Thursday, June 18, 2009

Fresh Thai Pineapple & Cucumber Salad

I love pineapples (Ananas comosus), a versatile fruit in which it's so sweeeeeeet and very fragrant as well! I like to use them not only in sweet desserts, drinks (what's Piña Colada without Pineapple!) or the local favourite like Pineapple Jam and Pineapple Tarts! It also gives extra tang (or a 'kick') of sweetness in savoury recipes like Pineapple Pajeri, Achar, Crab Curry, Salt Fish with Pineapple Curry, Sambals, Rojaks, Salad... The list is endless with such delicious fruit originated from southern part of Brazil and Paraguay. There are several types of pineapples hybrids that I love, available locally in Malaysia, mainly Moris (Gula Batu/Rock Sugar) Pineapple, Sarawak Pineapple, Honey Pineapple, Joesphine and Gandul Pineapple.
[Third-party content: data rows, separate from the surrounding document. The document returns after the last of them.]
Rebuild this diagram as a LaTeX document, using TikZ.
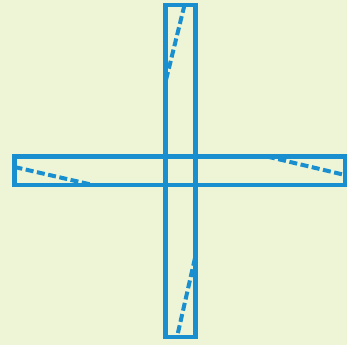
\documentclass[tikz,border=0pt]{standalone}
\definecolor{bg}{HTML}{EEF4D6}
\definecolor{bl}{HTML}{1A8FD0}
\begin{document}
\begin{tikzpicture}[x=1pt,y=-1pt,
  frame/.style={draw=bl,line width=4.2pt},
  dashline/.style={draw=bl,line width=4pt,dash pattern=on 8pt off 3.5pt}]
\fill[bg] (0,0) rectangle (347,345);
\useasboundingbox (0,0) rectangle (347,345);
\coordinate (t1) at (184.5,5);
\coordinate (t2) at (166,80);
\coordinate (b1) at (195,258);
\coordinate (b2) at (177,337);
\coordinate (l1) at (14.5,167);
\coordinate (l2) at (93,185);
\coordinate (r1) at (267,156.5);
\coordinate (r2) at (345,175);
\draw[frame] (165.5,4.8) rectangle (195.5,337);
\draw[frame] (14.5,156.5) rectangle (345,185);
\draw[dashline] (t1) -- (t2);
\draw[dashline] (b1) -- (b2);
\draw[dashline] (l1) -- (l2);
\draw[dashline] (r1) -- (r2);
\end{tikzpicture}
\end{document}
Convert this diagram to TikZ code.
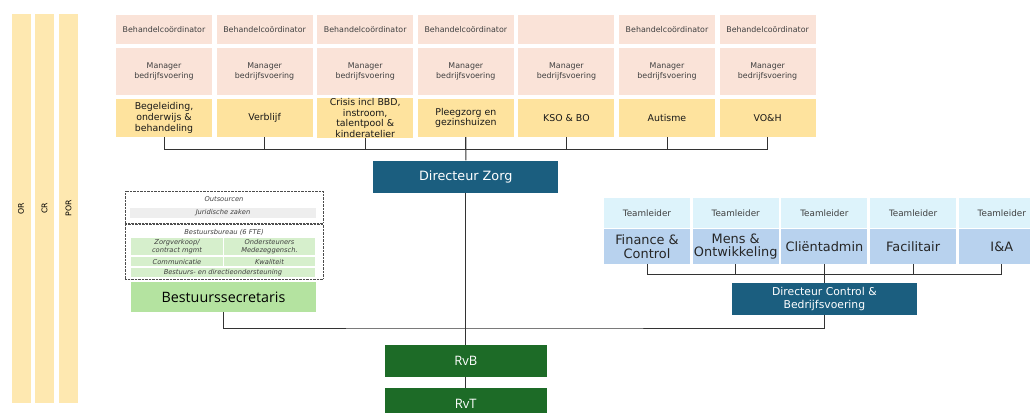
\documentclass[tikz,border=0pt]{standalone}
\usepackage{fontspec}
\setmainfont{DejaVu Sans}
\newfontfamily\opensans{Open Sans}

\definecolor{baryellow}{HTML}{FEE8B0}
\definecolor{unityellow}{HTML}{FEE39E}
\definecolor{peach}{HTML}{FAE3D8}
\definecolor{dirteal}{HTML}{1B5E7F}
\definecolor{leadcyan}{HTML}{DDF3FB}
\definecolor{deptblue}{HTML}{B8D2EE}
\definecolor{secgreen}{HTML}{B4E3A0}
\definecolor{bureaugreen}{HTML}{D6EFCC}
\definecolor{juridgray}{HTML}{EEEEEE}
\definecolor{boardgreen}{HTML}{1D6B27}

\begin{document}
\begin{tikzpicture}[x=1pt, y=-1pt,
  cell/.style={inner sep=0pt, align=center, text=black!75},
  coord/.style={cell, fill=peach, minimum width=96pt, minimum height=29pt, font=\fontsize{7.9}{9}\selectfont},
  mgr/.style={cell, fill=peach, minimum width=96pt, minimum height=47pt, font=\fontsize{7.9}{10.5}\selectfont},
  unit/.style={cell, fill=unityellow, text=black!90, minimum width=96pt, minimum height=38pt, font=\fontsize{9.4}{10.6}\selectfont},
  lead/.style={cell, fill=leadcyan, minimum width=86pt, minimum height=30pt, font=\fontsize{8.8}{10}\selectfont},
  dept/.style={cell, fill=deptblue, text=black!85, minimum width=86pt, minimum height=35pt, font=\fontsize{12.9}{13.6}\selectfont},
  director/.style={cell, fill=dirteal, text=white, minimum width=185pt, minimum height=32pt},
  board/.style={cell, fill=boardgreen, text=white, minimum width=162pt, minimum height=32pt, font=\opensans\fontsize{13}{15}\selectfont},
  raad/.style={fill=baryellow, minimum width=389pt, minimum height=19pt, rotate=90, inner sep=0pt, font=\fontsize{7.8}{9}\selectfont},
  bureau/.style={cell, fill=bureaugreen, font=\itshape\fontsize{6.7}{7.4}\selectfont},
  dotbox/.style={draw=black!70, densely dotted, inner sep=0pt, minimum width=198pt},
  tie/.style={draw=black!80, line width=0.9pt}
]
  \clip (0,0) rectangle (1030,412);
  % Raden langs de linkerkant
  \foreach \name/\x in {OR/21, CR/44.5, POR/68.5}
    \node[raad] (\name) at (\x,208.5) {\name};

  % Zorgeenheden
  \foreach \i/\co/\un in {1/Behandelcoördinator/{Begeleiding,\\onderwijs \&\\behandeling},
      2/Behandelcoördinator/Verblijf,
      3/Behandelcoördinator/{Crisis incl BBD,\\instroom,\\talentpool \&\\kinderatelier},
      4/Behandelcoördinator/{Pleegzorg en\\gezinshuizen},
      5/{}/{KSO \& BO},
      6/Behandelcoördinator/Autisme,
      7/Behandelcoördinator/VO\&H} {
    \pgfmathsetmacro\cx{164+100.6*(\i-1)}
    \node[coord] (c\i) at (\cx,29.5) {\co};
    \node[mgr] (m\i) at (\cx,71.5) {Manager\\bedrijfsvoering};
    \node[unit] (u\i) at (\cx,118) {\un};
  }
  \node[director, font=\fontsize{12.8}{14}\selectfont] (dz) at (465.8,176.5) {Directeur Zorg};
  \coordinate (zbus) at (465.8,149);
  \foreach \i in {1,...,7}
    \draw[tie] (u\i.south) -- (u\i.south |- zbus);
  \draw[tie] (u1.south |- zbus) -- (u7.south |- zbus);
  \draw[tie] (u4.south) -- (dz.north);

  % Staf: outsourcen en bestuursbureau
  \node[dotbox, minimum height=32pt] (outs) at (224,207) {};
  \node[cell, font=\itshape\fontsize{6.7}{7.4}\selectfont] (outsl) at (224,199) {Outsourcen};
  \node[cell, fill=juridgray, minimum width=186pt, minimum height=10pt, font=\itshape\fontsize{6.7}{7.4}\selectfont] (jur) at (223,213) {Juridische zaken};
  \node[dotbox, minimum height=55pt] (bb) at (224,251.5) {};
  \node[cell, font=\itshape\fontsize{6.7}{7.4}\selectfont] (bbl) at (224,232) {Bestuursbureau (6 FTE)};
  \node[bureau, minimum width=92pt, minimum height=17pt] (zv) at (177,246.5) {Zorgverkoop/\\contract mgmt};
  \node[bureau, minimum width=91pt, minimum height=17pt] (om) at (269.5,246.5) {Ondersteuners\\Medezeggensch.};
  \node[bureau, minimum width=92pt, minimum height=9pt] (com) at (177,261.5) {Communicatie};
  \node[bureau, minimum width=91pt, minimum height=9pt] (kw) at (269.5,261.5) {Kwaliteit};
  \node[bureau, minimum width=184pt, minimum height=9pt] (bdo) at (223,272.5) {Bestuurs- en directieondersteuning};
  \node[cell, fill=secgreen, text=black, minimum width=185pt, minimum height=30pt, font=\opensans\fontsize{14.3}{16}\selectfont] (bs) at (223.5,297) {Bestuurssecretaris};

  % Control en bedrijfsvoering
  \foreach \i/\dname in {1/{Finance \&\\Control}, 2/{Mens \&\\Ontwikkeling}, 3/Cliëntadmin, 4/Facilitair, 5/I\&A} {
    \pgfmathsetmacro\cx{647+88.7*(\i-1)}
    \node[lead] (t\i) at (\cx,213) {Teamleider};
    \node[dept] (d\i) at (\cx,246.5) {\dname};
  }
  \node[director, font=\fontsize{10.8}{13.5}\selectfont] (dcb) at (824.4,299) {Directeur Control \&\\Bedrijfsvoering};
  \coordinate (cbus) at (824.4,274);
  \foreach \i in {1,...,5}
    \draw[tie] (d\i.south) -- (d\i.south |- cbus);
  \draw[tie] (d1.south |- cbus) -- (d5.south |- cbus);
  \draw[tie] (d3.south) -- (dcb.north);

  % Raad van bestuur en toezicht
  \node[board] (rvb) at (465.8,361) {RvB};
  \node[board] (rvt) at (465.8,404) {RvT};
  \coordinate (bbus) at (465.8,328);
  \draw[tie] (bs.south) |- (bbus) -| (dcb.south);
  \draw[tie] (dz.south) -- (rvb.north);
  \draw[tie] (rvb.south) -- (rvt.north);
\end{tikzpicture}
\end{document}
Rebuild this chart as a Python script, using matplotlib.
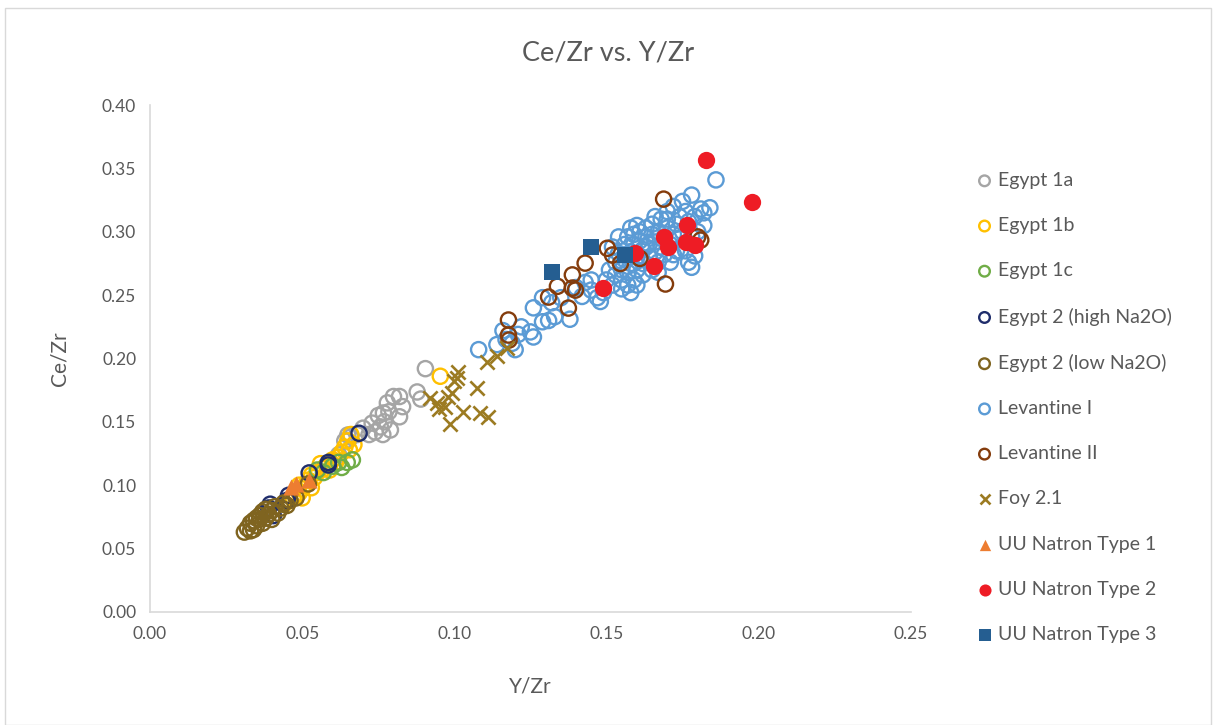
import matplotlib
matplotlib.use('Agg')
import matplotlib.pyplot as plt
from matplotlib.patches import Rectangle

plt.rcParams['font.family'] = ['Lato', 'DejaVu Sans']

# Egypt 1a
e1a_x = [0.0905, 0.0878, 0.0890, 0.082, 0.080, 0.078, 0.0767, 0.0757, 0.079, 0.082, 0.083,
         0.073, 0.065, 0.075, 0.077, 0.074, 0.072, 0.070, 0.068, 0.066, 0.0765, 0.0785, 0.064, 0.062]
e1a_y = [0.192, 0.1736, 0.168, 0.170, 0.170, 0.165, 0.157, 0.146, 0.1436, 0.154, 0.162,
         0.149, 0.1396, 0.155, 0.150, 0.142, 0.140, 0.145, 0.140, 0.138, 0.140, 0.158, 0.135, 0.124]
# Egypt 1b
e1b_x = [0.0954, 0.066, 0.065, 0.064, 0.063, 0.062, 0.060, 0.058, 0.057, 0.056, 0.055, 0.054, 0.053,
         0.052, 0.051, 0.050, 0.049, 0.048, 0.047, 0.046, 0.053, 0.050, 0.049, 0.044, 0.059, 0.0655,
         0.067, 0.061]
e1b_y = [0.186, 0.140, 0.135, 0.130, 0.126, 0.122, 0.120, 0.116, 0.113, 0.117, 0.110, 0.106, 0.108,
         0.104, 0.100, 0.097, 0.094, 0.092, 0.090, 0.088, 0.098, 0.090, 0.100, 0.085, 0.112, 0.128,
         0.132, 0.118]
# Egypt 1c
e1c_x = [0.055, 0.057, 0.060, 0.062, 0.0648, 0.063, 0.0665]
e1c_y = [0.112, 0.110, 0.115, 0.118, 0.118, 0.114, 0.120]
# Egypt 2 (high Na2O)
e2h_x = [0.0687, 0.0586, 0.0586, 0.0523, 0.0455, 0.045, 0.0395, 0.0405, 0.039]
e2h_y = [0.141, 0.118, 0.116, 0.1097, 0.092, 0.088, 0.085, 0.076, 0.082]
# Egypt 2 (low Na2O)
e2l_x = [0.031, 0.032, 0.033, 0.033, 0.034, 0.035, 0.036, 0.036, 0.037, 0.037, 0.038, 0.038, 0.039,
         0.040, 0.040, 0.041, 0.042, 0.043, 0.044, 0.045, 0.046, 0.048, 0.052, 0.034, 0.035]
e2l_y = [0.063, 0.066, 0.070, 0.064, 0.072, 0.068, 0.073, 0.076, 0.070, 0.079, 0.074, 0.081, 0.077,
         0.080, 0.073, 0.083, 0.078, 0.082, 0.086, 0.084, 0.088, 0.090, 0.101, 0.065, 0.074]
# Levantine I
lev1_x = [0.108, 0.114, 0.117, 0.119, 0.121, 0.122, 0.125, 0.126, 0.126, 0.129, 0.131, 0.129, 0.132,
          0.135, 0.138, 0.142, 0.145, 0.145, 0.147, 0.116, 0.120, 0.133, 0.140, 0.143, 0.148, 0.149,
          0.150, 0.151, 0.152, 0.153, 0.153, 0.154, 0.155, 0.155, 0.156, 0.156, 0.157, 0.157, 0.157,
          0.158, 0.158, 0.158, 0.159, 0.159, 0.159, 0.160, 0.160, 0.160, 0.161, 0.161, 0.162, 0.162,
          0.162, 0.163, 0.163, 0.164, 0.164, 0.165, 0.165, 0.165, 0.166, 0.166, 0.167, 0.167, 0.168,
          0.168, 0.169, 0.169, 0.170, 0.170, 0.171, 0.171, 0.172, 0.172, 0.173, 0.173, 0.174, 0.174,
          0.175, 0.175, 0.176, 0.176, 0.177, 0.177, 0.178, 0.178, 0.178, 0.179, 0.179, 0.180, 0.181,
          0.182, 0.182, 0.184, 0.186, 0.170, 0.163, 0.155, 0.157, 0.161, 0.167, 0.160, 0.152, 0.154,
          0.166, 0.172, 0.158]
lev1_y = [0.207, 0.211, 0.215, 0.212, 0.219, 0.225, 0.221, 0.217, 0.240, 0.229, 0.230, 0.248, 0.244,
          0.248, 0.231, 0.249, 0.262, 0.254, 0.248, 0.222, 0.207, 0.233, 0.256, 0.260, 0.245, 0.252,
          0.262, 0.270, 0.258, 0.266, 0.276, 0.283, 0.262, 0.270, 0.290, 0.278, 0.258, 0.268, 0.296,
          0.275, 0.284, 0.303, 0.262, 0.290, 0.298, 0.270, 0.280, 0.258, 0.293, 0.300, 0.275, 0.286,
          0.266, 0.296, 0.303, 0.280, 0.290, 0.270, 0.298, 0.306, 0.284, 0.292, 0.276, 0.300, 0.288,
          0.310, 0.296, 0.282, 0.303, 0.316, 0.290, 0.276, 0.298, 0.320, 0.306, 0.285, 0.312, 0.295,
          0.324, 0.300, 0.316, 0.285, 0.308, 0.276, 0.329, 0.296, 0.272, 0.281, 0.312, 0.300, 0.318,
          0.315, 0.305, 0.319, 0.341, 0.310, 0.288, 0.255, 0.282, 0.280, 0.268, 0.305, 0.288, 0.296,
          0.312, 0.282, 0.252]
# Levantine II
lev2_x = [0.1688, 0.180, 0.181, 0.1694, 0.1503, 0.152, 0.1546, 0.161, 0.143, 0.1388, 0.1339, 0.1388,
          0.1398, 0.131, 0.1375, 0.1178, 0.1178, 0.118]
lev2_y = [0.3258, 0.296, 0.2935, 0.2588, 0.287, 0.2817, 0.275, 0.279, 0.2753, 0.266, 0.257, 0.2556,
          0.254, 0.2485, 0.2398, 0.2304, 0.2185, 0.2146]
# Foy 2.1
foy_x = [0.1013, 0.101, 0.0993, 0.092, 0.0944, 0.097, 0.1075, 0.103, 0.0987, 0.1085, 0.1112, 0.1108,
         0.1174, 0.114, 0.098, 0.095, 0.100]
foy_y = [0.189, 0.185, 0.173, 0.169, 0.165, 0.162, 0.177, 0.158, 0.148, 0.157, 0.154, 0.197,
         0.208, 0.202, 0.170, 0.160, 0.182]
# UU Natron types
uu1_x = [0.0464, 0.0523, 0.048]
uu1_y = [0.0986, 0.104, 0.101]
uu2_x = [0.1826, 0.1977, 0.149, 0.1655, 0.1688, 0.1704, 0.1766, 0.176, 0.179, 0.1595]
uu2_y = [0.3566, 0.3235, 0.2556, 0.273, 0.296, 0.288, 0.305, 0.292, 0.2895, 0.283]
uu3_x = [0.1322, 0.145, 0.156]
uu3_y = [0.268, 0.288, 0.2817]

fig = plt.figure(figsize=(12.17, 7.25), dpi=100)
ax = fig.add_axes([0.1233, 0.156, 0.625, 0.699])

s_c = 120
lw = 1.7
ax.scatter(e1a_x, e1a_y, s=s_c, facecolors='none', edgecolors='#A5A5A5', linewidths=lw, label='Egypt 1a')
ax.scatter(e1b_x, e1b_y, s=s_c, facecolors='none', edgecolors='#FFC000', linewidths=lw, label='Egypt 1b')
ax.scatter(e1c_x, e1c_y, s=s_c, facecolors='none', edgecolors='#70AD47', linewidths=lw, label='Egypt 1c')
ax.scatter(e2h_x, e2h_y, s=s_c, facecolors='none', edgecolors='#1F2D6B', linewidths=lw, label='Egypt 2 (high Na2O)')
ax.scatter(e2l_x, e2l_y, s=s_c, facecolors='none', edgecolors='#7F6420', linewidths=lw, label='Egypt 2 (low Na2O)')
ax.scatter(lev1_x, lev1_y, s=s_c, facecolors='none', edgecolors='#5B9BD5', linewidths=lw, label='Levantine I')
ax.scatter(lev2_x, lev2_y, s=s_c, facecolors='none', edgecolors='#843C0C', linewidths=lw, label='Levantine II')
ax.scatter(foy_x, foy_y, s=105, marker='x', color='#9C7B22', linewidths=1.9, label='Foy 2.1')
ax.scatter(uu1_x, uu1_y, s=135, marker='^', color='#ED7D31', linewidths=0, label='UU Natron Type 1')
ax.scatter(uu2_x, uu2_y, s=155, marker='o', color='#EE1C25', linewidths=0, label='UU Natron Type 2')
ax.scatter(uu3_x, uu3_y, s=145, marker='s', color='#255E91', linewidths=0, label='UU Natron Type 3')

ax.set_xlim(0, 0.25)
ax.set_ylim(0, 0.40)
ax.set_xticks([0, 0.05, 0.10, 0.15, 0.20, 0.25])
ax.set_yticks([0, 0.05, 0.10, 0.15, 0.20, 0.25, 0.30, 0.35, 0.40])
ax.xaxis.set_major_formatter(matplotlib.ticker.FormatStrFormatter('%.2f'))
ax.yaxis.set_major_formatter(matplotlib.ticker.FormatStrFormatter('%.2f'))
ax.tick_params(length=0, labelsize=12.5, labelcolor='#595959', pad=10)
for side in ['top', 'right']:
    ax.spines[side].set_visible(False)
for side in ['left', 'bottom']:
    ax.spines[side].set_color('#D9D9D9')
    ax.spines[side].set_linewidth(1.2)

ax.set_xlabel('Y/Zr', fontsize=15, color='#595959', labelpad=25)
ax.set_ylabel('Ce/Zr', fontsize=15, color='#595959', labelpad=23)
fig.text(0.5, 0.927, 'Ce/Zr vs. Y/Zr', ha='center', va='center', fontsize=19.5, color='#595959')

leg = fig.legend(loc='upper left', bbox_to_anchor=(0.785, 0.787), frameon=False, fontsize=14,
                 labelspacing=1.45, handletextpad=0.1, markerscale=0.7, handlelength=1.2)
for t in leg.get_texts():
    t.set_color('#595959')

fig.patches.append(Rectangle((0.004, 0.0), 0.991, 0.989, transform=fig.transFigure,
                             fill=False, edgecolor='#D9D9D9', linewidth=1))

fig.savefig('out.png', dpi=100)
I remembered when I was little, I hate eating pineapples even though it's so delicious in my favourite Salt Fish & Pineapple Curry or Laksa. It's because of the dark brown 'eyes', bracts or spots which ever names it's known, caused my tongue to itch and hurt badly. My mom furiously scared when I ate pineapples with hands... :-D It's because the pineapple juice left blotches of marks on her vinyl flooring when dried... :-P Well, occasionally I still have the stings but I can handle it... with MucoAid :-P

Here's a fresh salad recipe that is very simple to make for a fuss-free hot Summer days gathering with family and friends over the BBQ... with cool and refreshing Piña Colada, of course!

Fresh Thai Pineapple & Cucumber Salad
Serves 2-4

¼ pc Fresh Pineapple ~ peeled, cored and dark brown 'eyes'/bracts removed*
( * I used only ¼ of 1 whole fresh pineapple)

2 nos Japanese Cucumbers (Kyuri) or 1 medium size cucumber
1 nos Red Onion ~ thinly sliced
1 bunch Watercress
1 Red Chilli ~ sliced thinly (optional)

3 Tbl Fresh Lime or Lemon juice
2 Tbl Soy Sauce
1 tsp Sugar
1 tsp Chilli Sauce
2 Tbl Fresh Mint ~ chopped (about 3-4 stalks)

1. Peel cucumbers and cut into halves lengthwise. With a small teaspoon, scoop out the seeds and cut into 1 cm pieces (you can leave the seeds on if you want, if you're using Japanese Cucumbers/Kyuri). Place it in a bowl.
2. Cut the pineapple also into 1 cm pieces and add to the cucumber.
3. Add in the sliced red onion and watercress. Mix well.
4. For the dressing; in another bowl, mix all ingredients with a whisk.
5. Pour the dressing over the salad and toss thoroughly. Serve in a salad bowl or individual plates. If you want extra spicy and hot, add some more sliced red chilli.

Note: To avoid the salad become watery, add the dressing only when you are about to serve. If you like, add some coarsely pounded toasted peanuts or any nuts of your choice.